The Casualties are Female

Dr. Crazy has a really great post and follow up, to which Historiann has responded about how things tend to turn out for women in academia. That is, women can’t have it all–career, family, life–if they choose academia as a career. Men, both she and Historiann argue, never have to make the kinds of decisions women do about privileging family over career or vice versa. Maybe men should, but they don’t and people don’t ask them whether they’re going to quit or slow down when they have kids nor do they ask men who haven’t married or had kids whether they’re going to. It’s just assumed that whatever men are doing is fine and dandy.

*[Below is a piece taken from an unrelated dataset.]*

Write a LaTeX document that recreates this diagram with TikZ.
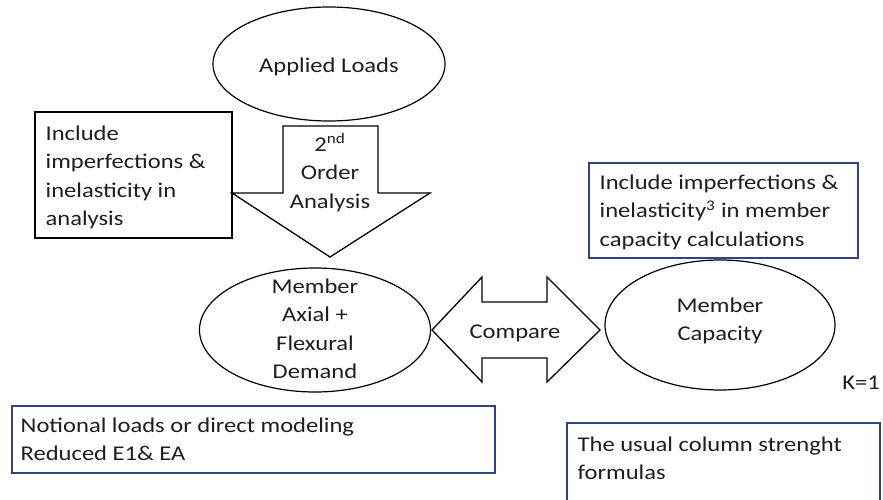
\documentclass[tikz,border=0pt]{standalone}
\usepackage{fontspec}
\setmainfont{Carlito}[FakeStretch=1.17]
\usetikzlibrary{shapes.geometric}
\definecolor{boxblue}{RGB}{50,68,128}
\definecolor{ink}{RGB}{30,30,30}
\begin{document}
\begin{tikzpicture}[x=1pt, y=-1pt, line width=1.3pt,
    txt/.style={font=\fontsize{21}{28.5}\selectfont, text=ink, inner sep=0pt},
    oval/.style={ellipse, draw, line width=1.2pt, inner sep=0pt}]
        \useasboundingbox (0,0) rectangle (883,500);
        % ovals
        \node[oval, minimum width=232pt, minimum height=114pt] (loads) at (329,64) {};
        \node[oval, minimum width=231pt, minimum height=124pt] (demand) at (315,330) {};
        \node[oval, minimum width=230pt, minimum height=130pt] (capacity) at (720,325) {};
        % arrows
        \draw (283,126)--(378,126)--(378,193)--(430,193)--(330,257)--(232,193)--(283,193)--cycle;
        \draw (432,330)--(482,277)--(482,302)--(547,302)--(547,277)--(600,330)
              --(547,382)--(547,358)--(482,358)--(482,382)--cycle;
        % boxes
        \draw (35,112) rectangle (232,238);
        \draw[boxblue] (589,163) rectangle (858,258);
        \draw[boxblue] (12,406) rectangle (495,473);
        \draw[boxblue] (567,502)--(567,423)--(880,423)--(880,502);
        % texts
        \node[txt] (loadstxt) at (329,67) {Applied Loads};
        \node[txt, anchor=north west, align=left] (analysisnote) at (45,125)
            {Include\\imperfections \&\\inelasticity in\\analysis};
        \node[txt, anchor=north, align=center] (order) at (330,133)
            {2\textsuperscript{nd}\\Order\\Analysis};
        \node[txt, anchor=north, align=center] (demandtxt) at (315,278)
            {Member\\Axial +\\Flexural\\Demand};
        \node[txt] (compare) at (515,333) {Compare};
        \node[txt, anchor=north, align=center] (capacitytxt) at (720,297)
            {Member\\Capacity};
        \node[txt, anchor=north west, align=left] (capacitynote) at (599,174)
            {Include imperfections \&\\inelasticity\textsuperscript{3} in member\\capacity calculations};
        \node[txt] (kfactor) at (861,383) {K=1};
        \node[txt, anchor=north west, align=left] (demandnote) at (20,417)
            {Notional loads or direct modeling\\Reduced E1\& EA};
        \node[txt, anchor=north west, align=left] (formulas) at (577,436)
            {The usual column strenght\\formulas};
\end{tikzpicture}
\end{document}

While Dr. Crazy (and some of her commenters) lament the holes that not having a partner/family have left in their lives (while acknowledging that they feel pretty satisfied), I find myself at 41 lamenting the career hole. I wonder if what I’ve done career-wise will add up to anything. I wonder if I will ever be in a full-time career again. I wonder if I want to be. Which makes me wonder if there isn’t something in our culture that makes us think we *should* have it all. I’m a firm believer in moderation and balance and I think most work of any kind is short on moderation. The more intellectual the work, the less moderate it is. I think I’d be going crazy right now if I didn’t have some work. But I think, at this moment, I’d be equally crazy if I didn’t have my family life. But that’s only two things. There are others, as this quote from a recent David Sederis story, points out:

Pat was driving, and as we passed the turnoff for a shopping center she invited us to picture a four-burner stove.

“Gas or electric?” Hugh asked, and she said that it didn’t matter.

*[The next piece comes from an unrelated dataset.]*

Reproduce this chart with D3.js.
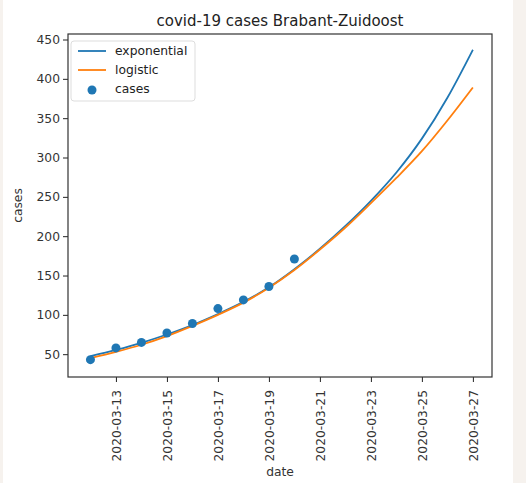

This was not a real stove but a symbolic one, used to prove a point at a management seminar she’d once attended. “One burner represents your family, one is your friends, the third is your health, and the fourth is your work.” The gist, she said, was that in order to be successful you have to cut off one of your burners. And in order to be really successful you have to cut off two.

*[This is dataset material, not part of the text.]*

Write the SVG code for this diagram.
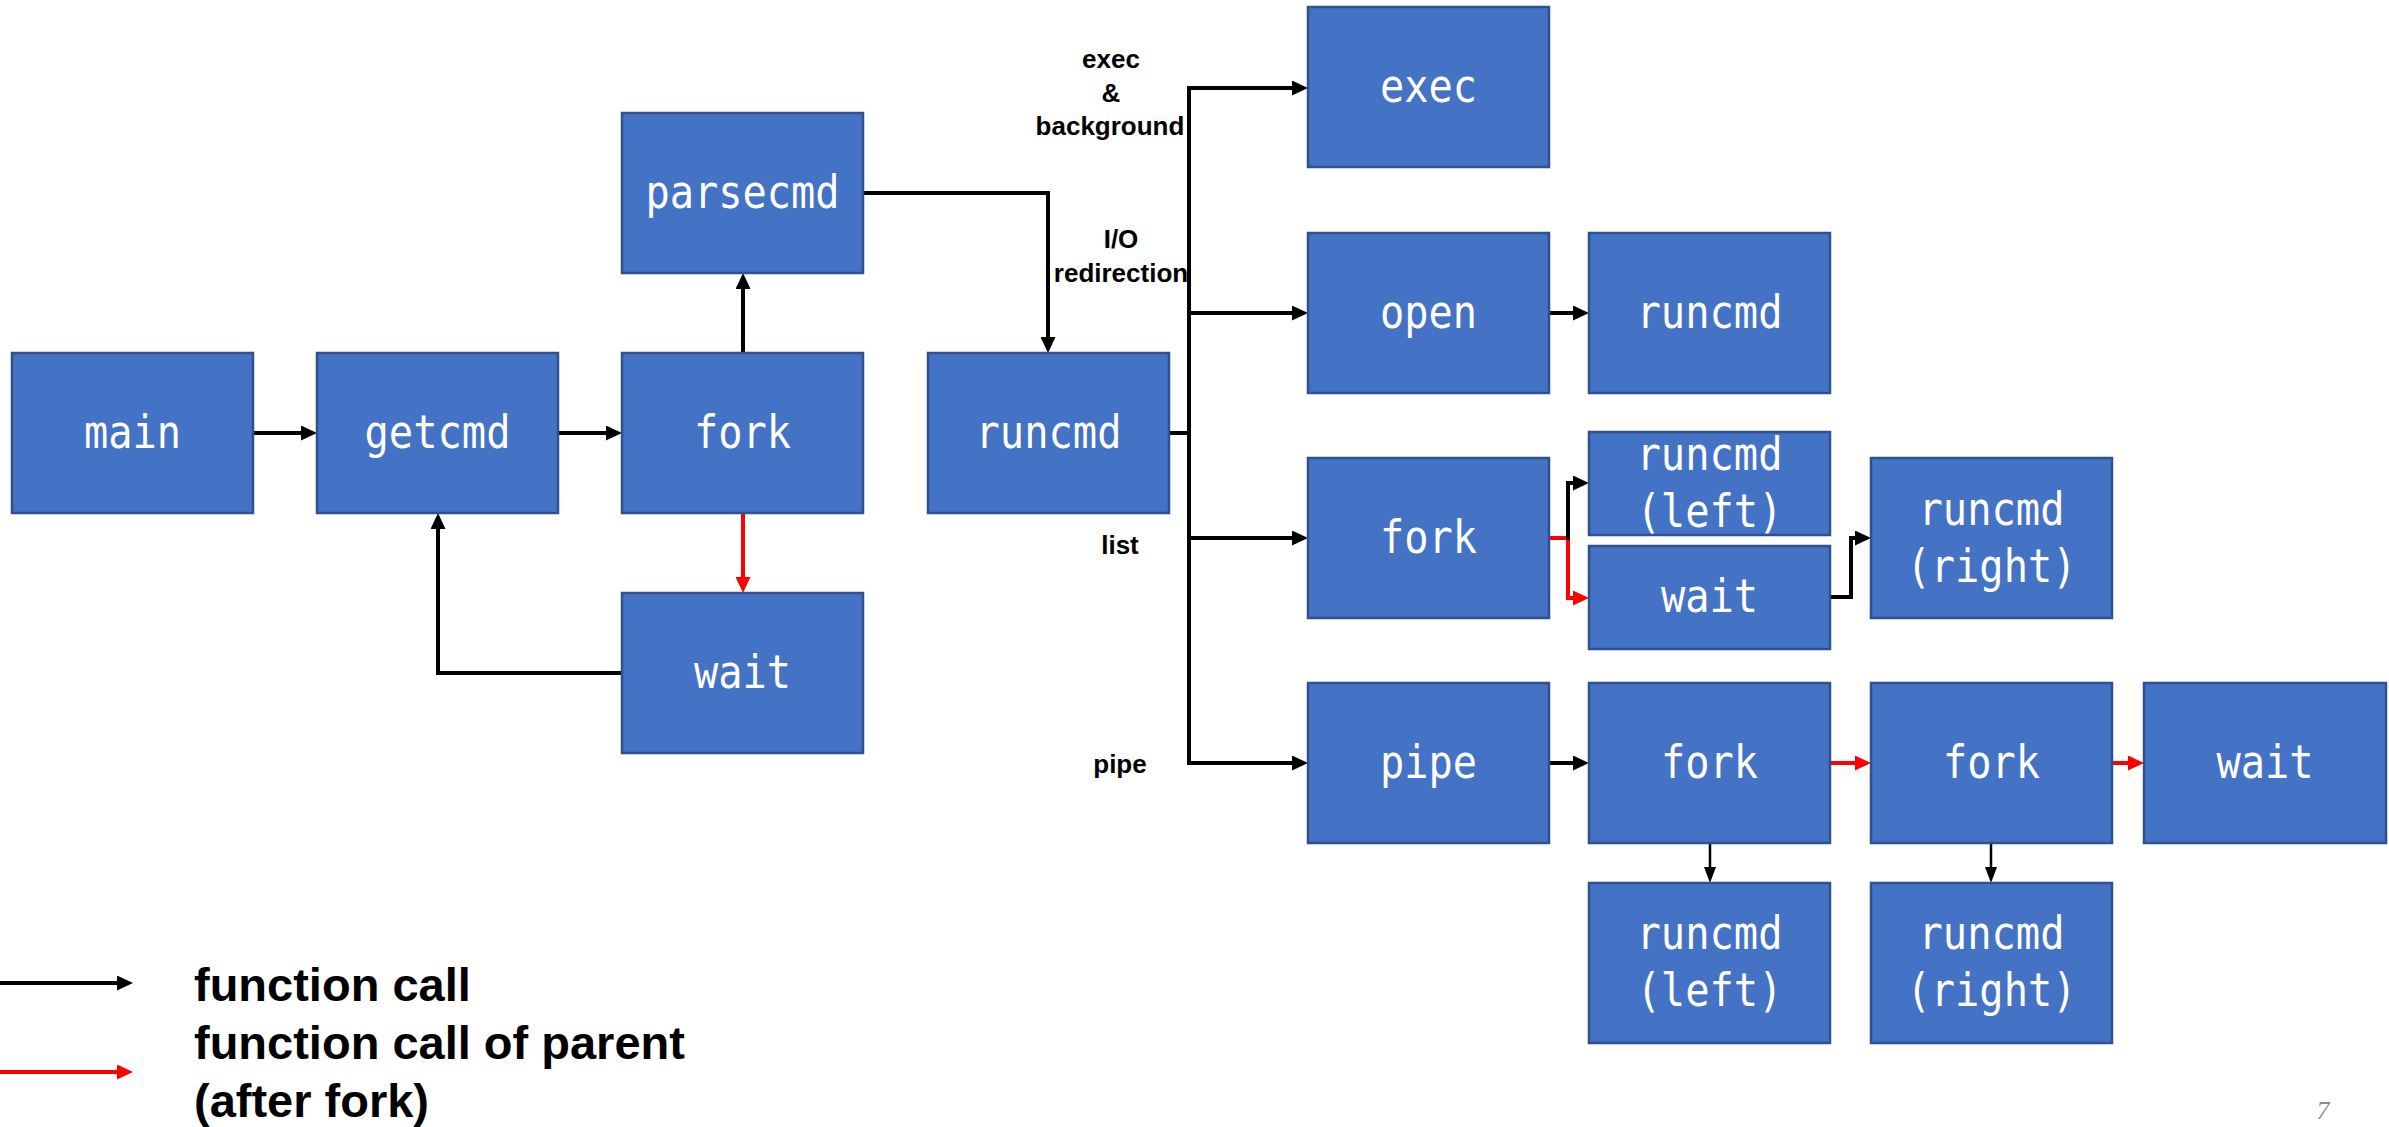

I think I’ve got the family one on and the work on. Friends? Not sure. Health? Working on it. Can you have them on low? I’m not sure. And I feel like it shifts quite a bit. For a while, I was focused on work and friends. Then, friends and health. Maybe I’m kidding myself.

One thing I do know is that I sometimes feel overwhelmed trying to juggle them all. Maybe women are striving for this balance more than men. Anecdotally, how many men do you know who manage to have even two of these burners going? Most men I know, including Mr. Geeky, focus mostly on work, with family a close second. Friends? Health? Only a handful.

I commented on the second post about negotiating the juggling act with Mr. Geeky and how I don’t always do such a good job of delegating non-work stuff to him. I’ll admit that it infuriates me sometimes the ease with which he can simply ignore what’s going on outside of work. I have never been able to do that. The few times I have, I’ve been bitten in the ass. And I think it’s because I didn’t concretely say to him, “Hey, I’ve got to focus on work for the next x days. You need to deal with this and this.” Certain things are easy to manage, like scheduling kid pickups. But making sure the laundry gets done, remember permission slips, preparing meals? Mr. Geeky is more inclined to let those slide until I’m back to taking care of it. Unless I specifically tell him not to let it slide. In other words, I’m the default house person and the default position is difficult to change. Part of that is me and part of that is him. I would hope that the default would change if it needed to.